- _Do this_
Transcribe all of the material exactly. Any picture in it should be left out.

- _Supplied data_
+===+

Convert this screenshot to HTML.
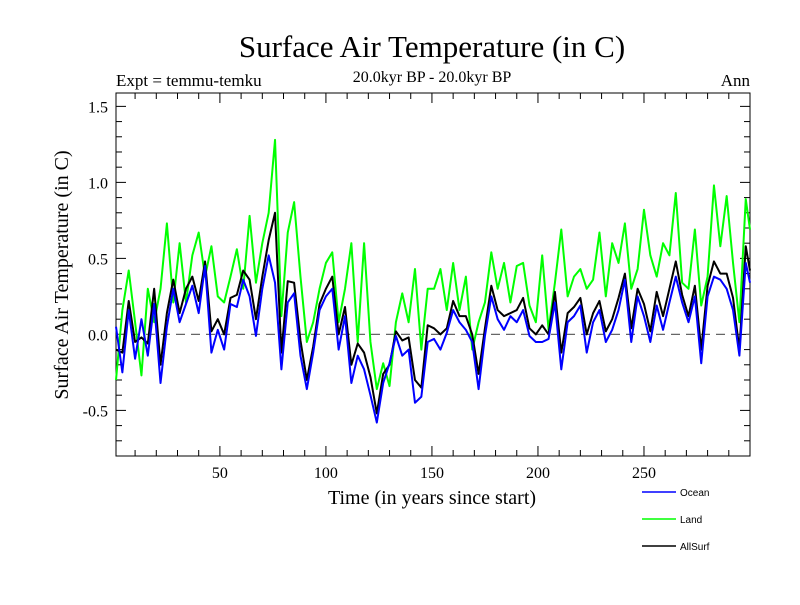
<!DOCTYPE html>
<html><head><meta charset="utf-8"><style>
body{margin:0;background:#fff}
svg text{font-family:"Liberation Serif",serif}
</style></head><body>
<svg id="c" width="800" height="600" xmlns="http://www.w3.org/2000/svg">
<rect width="800" height="600" fill="#fff"/>
<text x="432" y="57" font-size="31" text-anchor="middle">Surface Air Temperature (in C)</text>
<text x="432" y="82" font-size="16" text-anchor="middle">20.0kyr BP - 20.0kyr BP</text>
<text x="116" y="86" font-size="17">Expt = temmu-temku</text>
<text x="750" y="86" font-size="17" text-anchor="end">Ann</text>
<text transform="translate(68,275) rotate(-90)" font-size="20" text-anchor="middle">Surface Air Temperature (in C)</text>
<text x="432" y="504" font-size="20" text-anchor="middle">Time (in years since start)</text>
<g id="axes"></g>
<g id="series"></g>
<g>
<line x1="642" y1="492" x2="676" y2="492" stroke="#0000ff" stroke-width="1.5"/>
<text x="680" y="496" font-size="10" style="font-family:'Liberation Sans',sans-serif">Ocean</text>
<line x1="642" y1="519" x2="676" y2="519" stroke="#00ff00" stroke-width="1.5"/>
<text x="680" y="523" font-size="10" style="font-family:'Liberation Sans',sans-serif">Land</text>
<line x1="642" y1="546" x2="676" y2="546" stroke="#000" stroke-width="1.5"/>
<text x="680" y="550" font-size="10" style="font-family:'Liberation Sans',sans-serif">AllSurf</text>
</g>
</svg>
<script>
const years=[];for(let y=1;y<=298;y+=3)years.push(y);years.push(300);
const ocean=[0.05,-0.25,0.16,-0.16,0.1,-0.14,0.2,-0.32,0.05,0.3,0.08,0.2,0.32,0.14,0.45,-0.12,0.03,-0.1,0.2,0.18,0.36,0.25,-0.01,0.3,0.52,0.34,-0.23,0.21,0.27,-0.14,-0.36,-0.12,0.16,0.25,
0.3,-0.1,0.12,-0.32,-0.14,-0.23,-0.4,-0.58,-0.32,-0.19,-0.01,-0.14,-0.1,-0.45,-0.41,-0.05,-0.03,-0.1,0.01,0.16,0.08,0.03,-0.05,-0.36,-0.01,0.25,0.1,0.03,0.12,0.08,0.16,-0.01,-0.05,
-0.05,-0.03,0.21,-0.23,0.08,0.12,0.19,-0.12,0.08,0.16,-0.05,0.03,0.16,0.36,-0.05,0.25,0.12,-0.05,0.19,0.03,0.21,0.38,0.21,0.08,0.25,-0.19,0.25,0.38,0.36,0.3,0.16,-0.14,0.47,0.34];
const land=[-0.3,0.16,0.42,0.08,-0.27,0.3,0.08,0.3,0.73,0.21,0.6,0.21,0.52,0.67,0.38,0.58,0.25,0.21,0.38,0.56,0.3,0.78,0.34,0.6,0.8,1.28,0.12,0.67,0.87,0.38,-0.05,0.08,0.3,0.47,
0.54,0.08,0.3,0.6,-0.05,0.6,-0.05,-0.36,-0.19,-0.34,0.08,0.27,0.08,0.43,-0.1,0.3,0.3,0.43,0.16,0.47,0.16,0.38,-0.1,0.08,0.21,0.54,0.3,0.47,0.21,0.45,0.47,0.19,0.08,
0.52,0.03,0.34,0.69,0.25,0.38,0.43,0.3,0.36,0.67,0.25,0.6,0.47,0.73,0.3,0.43,0.82,0.52,0.38,0.6,0.52,0.93,0.34,0.3,0.69,0.19,0.38,0.98,0.58,0.91,0.47,0.08,0.89,0.69];
const allsurf=[-0.1,-0.12,0.22,-0.05,-0.02,-0.06,0.3,-0.2,0.14,0.36,0.14,0.3,0.38,0.22,0.48,0.02,0.1,0.0,0.24,0.26,0.42,0.36,0.1,0.38,0.62,0.8,-0.12,0.35,0.34,-0.04,-0.3,-0.08,0.2,0.3,
0.38,0.0,0.18,-0.2,-0.06,-0.12,-0.28,-0.52,-0.26,-0.2,0.02,-0.04,-0.02,-0.3,-0.35,0.06,0.04,0.0,0.04,0.22,0.12,0.12,0.0,-0.26,0.04,0.32,0.16,0.12,0.14,0.16,0.24,0.04,0.0,
0.06,-0.0,0.28,-0.12,0.14,0.18,0.24,0.0,0.14,0.22,0.02,0.1,0.24,0.4,0.04,0.3,0.2,0.02,0.28,0.12,0.3,0.48,0.26,0.12,0.32,-0.1,0.32,0.48,0.4,0.4,0.24,-0.1,0.58,0.42];
const yTicks=[-0.5,0.0,0.5,1.0,1.5];
const xTicks=[50,100,150,200,250];
const L=116,R=750,T=93,B=456,xmin=1,xmax=300,ymin=-0.8,ymax=1.588;
const sx=v=>L+(v-xmin)/(xmax-xmin)*(R-L);
const sy=v=>B-(v-ymin)/(ymax-ymin)*(B-T);
const NS="http://www.w3.org/2000/svg";
const ax=document.getElementById('axes');
function mk(tag,attrs,parent){const e=document.createElementNS(NS,tag);for(const k in attrs)e.setAttribute(k,attrs[k]);parent.appendChild(e);return e;}
const frame=mk('rect',{x:L,y:T,width:R-L,height:B-T,fill:'none',stroke:'#000','stroke-width':1},ax);


for(let v=-0.8;v<=1.55;v+=0.1){const y=sy(v);const major=Math.abs(Math.round(v*10)%5)===0;const len=major?10:6;
 mk('line',{x1:L,y1:y,x2:L+len,y2:y,stroke:'#000'},ax);mk('line',{x1:R,y1:y,x2:R-len,y2:y,stroke:'#000'},ax);}
for(let v=10;v<300;v+=10){const x=sx(v);const len=v%50===0?10:6;
 mk('line',{x1:x,y1:B,x2:x,y2:B-len,stroke:'#000'},ax);mk('line',{x1:x,y1:T,x2:x,y2:T+len,stroke:'#000'},ax);}
yTicks.forEach(v=>{const t=mk('text',{x:L-8,y:sy(v)+6,'font-size':16,'text-anchor':'end'},ax);t.textContent=v.toFixed(1);
 
 });
xTicks.forEach(v=>{const t=mk('text',{x:sx(v),y:B+22,'font-size':16,'text-anchor':'middle'},ax);t.textContent=v;
 
 });
const zl=mk('line',{x1:L,y1:sy(0),x2:R,y2:sy(0),stroke:'#666','stroke-dasharray':'9,6','stroke-width':1.2},ax);


const sg=document.getElementById('series');
function draw(arr,color,name){const p=mk('polyline',{points:arr.map((v,i)=>sx(years[i])+','+sy(v)).join(' '),fill:'none',stroke:color,'stroke-width':2,'stroke-linejoin':'round'},sg);
 
 }
draw(land,'#00ff00','land-line');
draw(allsurf,'#000000','allsurf-line');
draw(ocean,'#0000ff','ocean-line');
</script>
</body></html>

+===+

- _Task answer_
Convert this screenshot to HTML.
<!DOCTYPE html>
<html><head><meta charset="utf-8"><style>
body{margin:0;background:#fff}
svg text{font-family:"Liberation Serif",serif}
</style></head><body>
<svg id="c" width="800" height="600" xmlns="http://www.w3.org/2000/svg">
<rect width="800" height="600" fill="#fff"/>
<text x="432" y="57" font-size="31" text-anchor="middle">Surface Air Temperature (in C)</text>
<text x="432" y="82" font-size="16" text-anchor="middle">20.0kyr BP - 20.0kyr BP</text>
<text x="116" y="86" font-size="17">Expt = temmu-temku</text>
<text x="750" y="86" font-size="17" text-anchor="end">Ann</text>
<text transform="translate(68,275) rotate(-90)" font-size="20" text-anchor="middle">Surface Air Temperature (in C)</text>
<text x="432" y="504" font-size="20" text-anchor="middle">Time (in years since start)</text>
<g id="axes"></g>
<g id="series"></g>
<g>
<line x1="642" y1="492" x2="676" y2="492" stroke="#0000ff" stroke-width="1.5"/>
<text x="680" y="496" font-size="10" style="font-family:'Liberation Sans',sans-serif">Ocean</text>
<line x1="642" y1="519" x2="676" y2="519" stroke="#00ff00" stroke-width="1.5"/>
<text x="680" y="523" font-size="10" style="font-family:'Liberation Sans',sans-serif">Land</text>
<line x1="642" y1="546" x2="676" y2="546" stroke="#000" stroke-width="1.5"/>
<text x="680" y="550" font-size="10" style="font-family:'Liberation Sans',sans-serif">AllSurf</text>
</g>
</svg>
<script>
const years=[];for(let y=1;y<=298;y+=3)years.push(y);years.push(300);
const ocean=[0.05,-0.25,0.16,-0.16,0.1,-0.14,0.2,-0.32,0.05,0.3,0.08,0.2,0.32,0.14,0.45,-0.12,0.03,-0.1,0.2,0.18,0.36,0.25,-0.01,0.3,0.52,0.34,-0.23,0.21,0.27,-0.14,-0.36,-0.12,0.16,0.25,
0.3,-0.1,0.12,-0.32,-0.14,-0.23,-0.4,-0.58,-0.32,-0.19,-0.01,-0.14,-0.1,-0.45,-0.41,-0.05,-0.03,-0.1,0.01,0.16,0.08,0.03,-0.05,-0.36,-0.01,0.25,0.1,0.03,0.12,0.08,0.16,-0.01,-0.05,
-0.05,-0.03,0.21,-0.23,0.08,0.12,0.19,-0.12,0.08,0.16,-0.05,0.03,0.16,0.36,-0.05,0.25,0.12,-0.05,0.19,0.03,0.21,0.38,0.21,0.08,0.25,-0.19,0.25,0.38,0.36,0.3,0.16,-0.14,0.47,0.34];
const land=[-0.3,0.16,0.42,0.08,-0.27,0.3,0.08,0.3,0.73,0.21,0.6,0.21,0.52,0.67,0.38,0.58,0.25,0.21,0.38,0.56,0.3,0.78,0.34,0.6,0.8,1.28,0.12,0.67,0.87,0.38,-0.05,0.08,0.3,0.47,
0.54,0.08,0.3,0.6,-0.05,0.6,-0.05,-0.36,-0.19,-0.34,0.08,0.27,0.08,0.43,-0.1,0.3,0.3,0.43,0.16,0.47,0.16,0.38,-0.1,0.08,0.21,0.54,0.3,0.47,0.21,0.45,0.47,0.19,0.08,
0.52,0.03,0.34,0.69,0.25,0.38,0.43,0.3,0.36,0.67,0.25,0.6,0.47,0.73,0.3,0.43,0.82,0.52,0.38,0.6,0.52,0.93,0.34,0.3,0.69,0.19,0.38,0.98,0.58,0.91,0.47,0.08,0.89,0.69];
const allsurf=[-0.1,-0.12,0.22,-0.05,-0.02,-0.06,0.3,-0.2,0.14,0.36,0.14,0.3,0.38,0.22,0.48,0.02,0.1,0.0,0.24,0.26,0.42,0.36,0.1,0.38,0.62,0.8,-0.12,0.35,0.34,-0.04,-0.3,-0.08,0.2,0.3,
0.38,0.0,0.18,-0.2,-0.06,-0.12,-0.28,-0.52,-0.26,-0.2,0.02,-0.04,-0.02,-0.3,-0.35,0.06,0.04,0.0,0.04,0.22,0.12,0.12,0.0,-0.26,0.04,0.32,0.16,0.12,0.14,0.16,0.24,0.04,0.0,
0.06,-0.0,0.28,-0.12,0.14,0.18,0.24,0.0,0.14,0.22,0.02,0.1,0.24,0.4,0.04,0.3,0.2,0.02,0.28,0.12,0.3,0.48,0.26,0.12,0.32,-0.1,0.32,0.48,0.4,0.4,0.24,-0.1,0.58,0.42];
const yTicks=[-0.5,0.0,0.5,1.0,1.5];
const xTicks=[50,100,150,200,250];
const L=116,R=750,T=93,B=456,xmin=1,xmax=300,ymin=-0.8,ymax=1.588;
const sx=v=>L+(v-xmin)/(xmax-xmin)*(R-L);
const sy=v=>B-(v-ymin)/(ymax-ymin)*(B-T);
const NS="http://www.w3.org/2000/svg";
const ax=document.getElementById('axes');
function mk(tag,attrs,parent){const e=document.createElementNS(NS,tag);for(const k in attrs)e.setAttribute(k,attrs[k]);parent.appendChild(e);return e;}
const frame=mk('rect',{x:L,y:T,width:R-L,height:B-T,fill:'none',stroke:'#000','stroke-width':1},ax);


for(let v=-0.8;v<=1.55;v+=0.1){const y=sy(v);const major=Math.abs(Math.round(v*10)%5)===0;const len=major?10:6;
 mk('line',{x1:L,y1:y,x2:L+len,y2:y,stroke:'#000'},ax);mk('line',{x1:R,y1:y,x2:R-len,y2:y,stroke:'#000'},ax);}
for(let v=10;v<300;v+=10){const x=sx(v);const len=v%50===0?10:6;
 mk('line',{x1:x,y1:B,x2:x,y2:B-len,stroke:'#000'},ax);mk('line',{x1:x,y1:T,x2:x,y2:T+len,stroke:'#000'},ax);}
yTicks.forEach(v=>{const t=mk('text',{x:L-8,y:sy(v)+6,'font-size':16,'text-anchor':'end'},ax);t.textContent=v.toFixed(1);
 
 });
xTicks.forEach(v=>{const t=mk('text',{x:sx(v),y:B+22,'font-size':16,'text-anchor':'middle'},ax);t.textContent=v;
 
 });
const zl=mk('line',{x1:L,y1:sy(0),x2:R,y2:sy(0),stroke:'#666','stroke-dasharray':'9,6','stroke-width':1.2},ax);


const sg=document.getElementById('series');
function draw(arr,color,name){const p=mk('polyline',{points:arr.map((v,i)=>sx(years[i])+','+sy(v)).join(' '),fill:'none',stroke:color,'stroke-width':2,'stroke-linejoin':'round'},sg);
 
 }
draw(land,'#00ff00','land-line');
draw(allsurf,'#000000','allsurf-line');
draw(ocean,'#0000ff','ocean-line');
</script>
</body></html>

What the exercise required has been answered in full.